Most of us would hardly give such bits and pieces a second look; after a few decades, the wreckage of a 33-foot, 9,000-pound plane looks like so many fragments of scrap metal, or perhaps an old appliance carelessly tossed aside.

But Macha and his team immediately see the telltale signs: a pattern of rivets only seen during World War II; the still glowing green paint used for aircraft interiors; spent rounds from machine guns mounted on the wings.

The vast interior deserts of California, or the rugged mountain ranges, can swallow aircraft whole, at times without a trace.

Macha says he has found a few wrecks with personal effects, even human remains inside.

But the location and circumstances of the vast majority of wrecks were known at the time, and even entered into military or civilian record books. So most of what Macha does is reunite the long-forgotten wrecks with their sometimes obscure and incomplete records.

It can be a tough job, especially when the first people on the scene left behind incorrect coordinates, or none at all.

During the recent search for aviator Steve Fossett in Nevada, Macha said he heard news reports suggesting the many other aircraft wrecks turned up during the search were previously unknown.

In fact, he said, virtually every one of them falls into the category of wreck he encounters most often – known, but long forgotten.

For the latest Corsair wreck, Macha is now focusing intently on discovering which company built the aircraft.
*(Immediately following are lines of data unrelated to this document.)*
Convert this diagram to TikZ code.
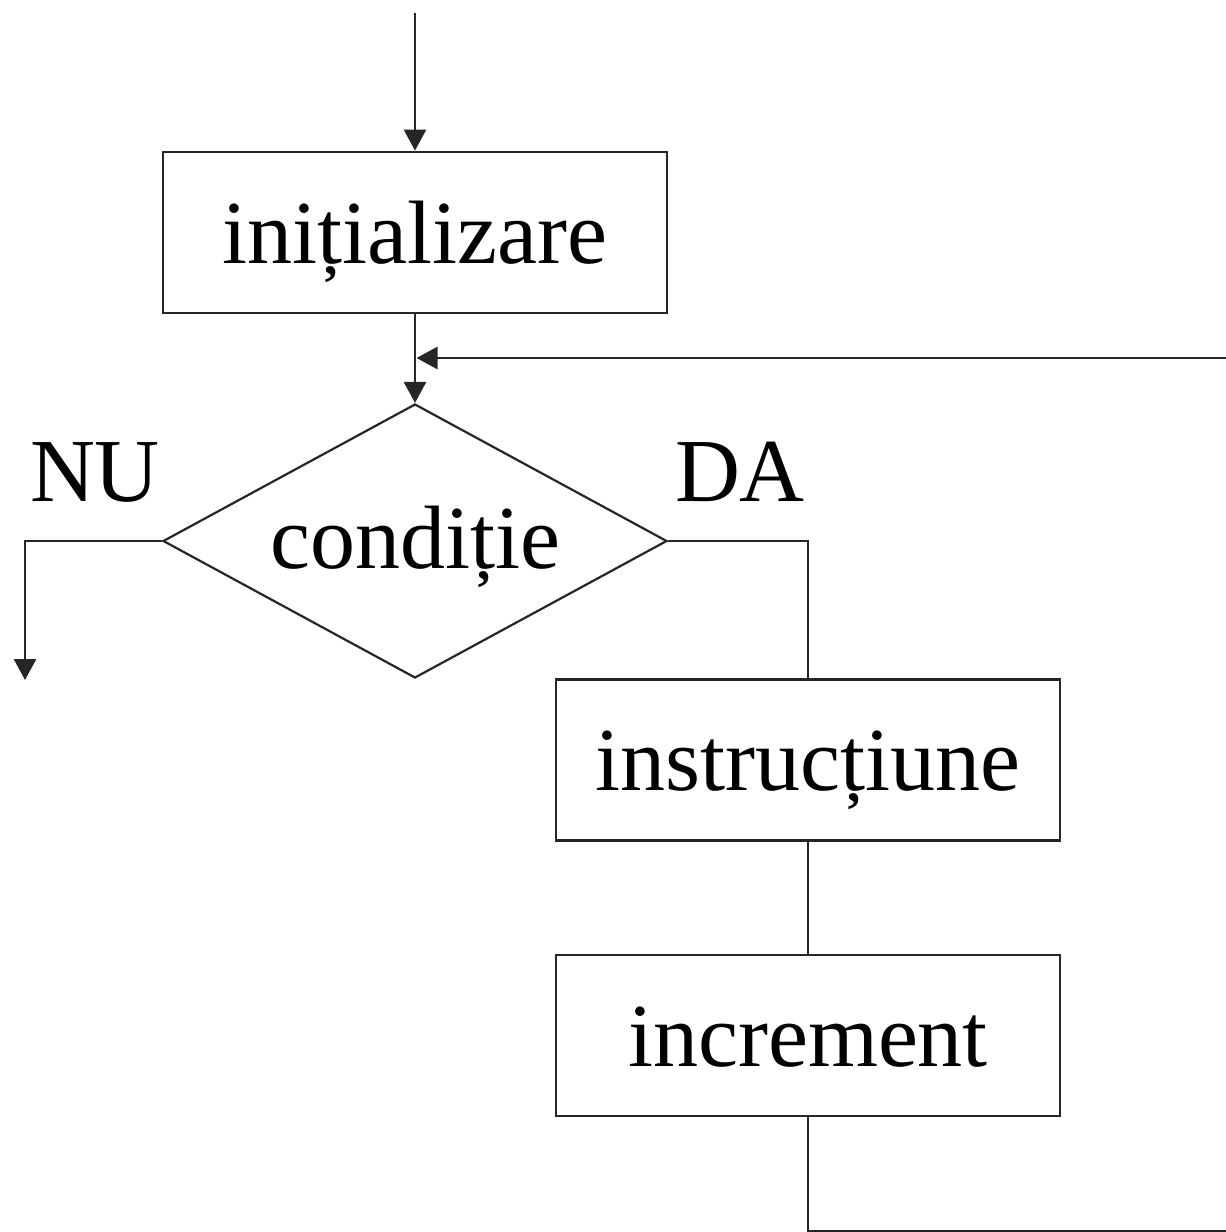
\documentclass[tikz,border=0pt]{standalone}
\usepackage{fontspec}
\setmainfont{Liberation Serif}
\usetikzlibrary{shapes.geometric,arrows.meta,calc}
\begin{document}
\begin{tikzpicture}[x=1pt,y=1pt,
  line width=2.8pt, draw=black!85,
  every node/.style={font=\fontsize{90}{100}\selectfont, inner sep=0pt},
  blockbox/.style={draw, rectangle, minimum width=504pt, minimum height=161pt,
    text height=61pt, text depth=0pt},
  testbox/.style={draw, diamond, minimum width=504pt, minimum height=274pt, aspect=1.84, line width=2.2pt},
  flow/.style={-{Triangle[width=22pt,length=21pt]}},
  label/.style={anchor=base}]
\useasboundingbox (0,0) rectangle (1226,-1232);

% blocks
\node[blockbox] (init) at (415,-232.5) {inițializare};
\node[testbox] (cond) at (415,-541) {};
\node (condtext) at (415,-547) {condiție};
\node[blockbox] (instr) at (808,-760) {instrucțiune};
\node[blockbox] (incr) at (808,-1035.5) {increment};

% branch labels
\node[label] (nu) at (95,-501) {NU};
\node[label] (da) at (740,-501) {DA};

% free ends and corners of the loop
\coordinate (start) at (415,-13);
\coordinate (exit) at (25,-680);
\coordinate (join) at (415,-358);
\coordinate (br) at (1245,-1231);
\coordinate (tr) at (1245,-358);

% connectors
\draw[flow] (start) -- (init.north);
\draw[flow] (init.south) -- (cond.north);
\draw[flow] (cond.west) -| (exit);
\draw (cond.east) -| (instr.north);
\draw (instr.south) -- (incr.north);
\draw[flow] (incr.south) |- (br) -- (tr) -- ([xshift=1.5pt]join);
\end{tikzpicture}
\end{document}
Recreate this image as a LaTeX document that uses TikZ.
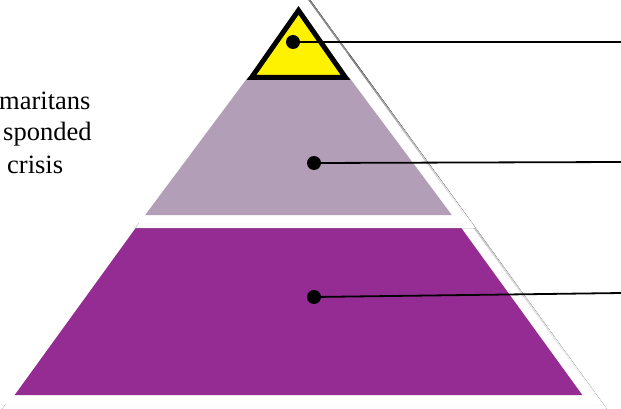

If it was Vought Sikorsky, then the pilot was neither of the two Macha has in mind.

But if it was Goodyear, he's likely found the wreckage of one of them.

The key is finding an identification plate that would provide the manufacturer's name. During his recent visit to the crash site, he and Orange County park ranger Tom Maloney, as well as Fullerton police officer Chris LeFave and construction worker Dave Schurhammer, searched high and low for such a plate, but to no avail.

His team consists of his son and about five or six other people he's run into over the years who share his passion for aviation archaeology. They quietly join him in his sometimes brutal treks through thick, woody vegetation, steep mountainsides or harsh deserts.

"It's not something you want to be doing alone in the mountains and deserts," Macha said.

Some of the biggest hazards aren't natural, but human – the operators of illegal methamphetamine labs in the Mojave, for example. A pair who likely fit the bill once cornered Macha on Bureau of Land Management property, riding up menacingly on their ATVs, sidearms on their belts, and asking him what he was doing there.

He talked his way out of it, telling the men he was simply looking for an old plane wreck and, in a sudden inspiration that might have saved his life, inventing several other team members out of thin air and telling the men they were at work just over the next hill.

Macha will continue picking over his latest wreck for some sign of the plane's – and hence the pilot's – identity.

If he finds it, he will do his best to contact any surviving family members, tell them of the wreck and offer to lead them to it.

Then, with little fanfare, he will take up the search for a new wreck.

"The big picture about Orange County is pretty amazing," he said. "The Santa Ana Mountains, where they cross into Riverside – there's a ton over there."

He smiles and adopts a prospector's tone. "There's a lot of history in them thar hills."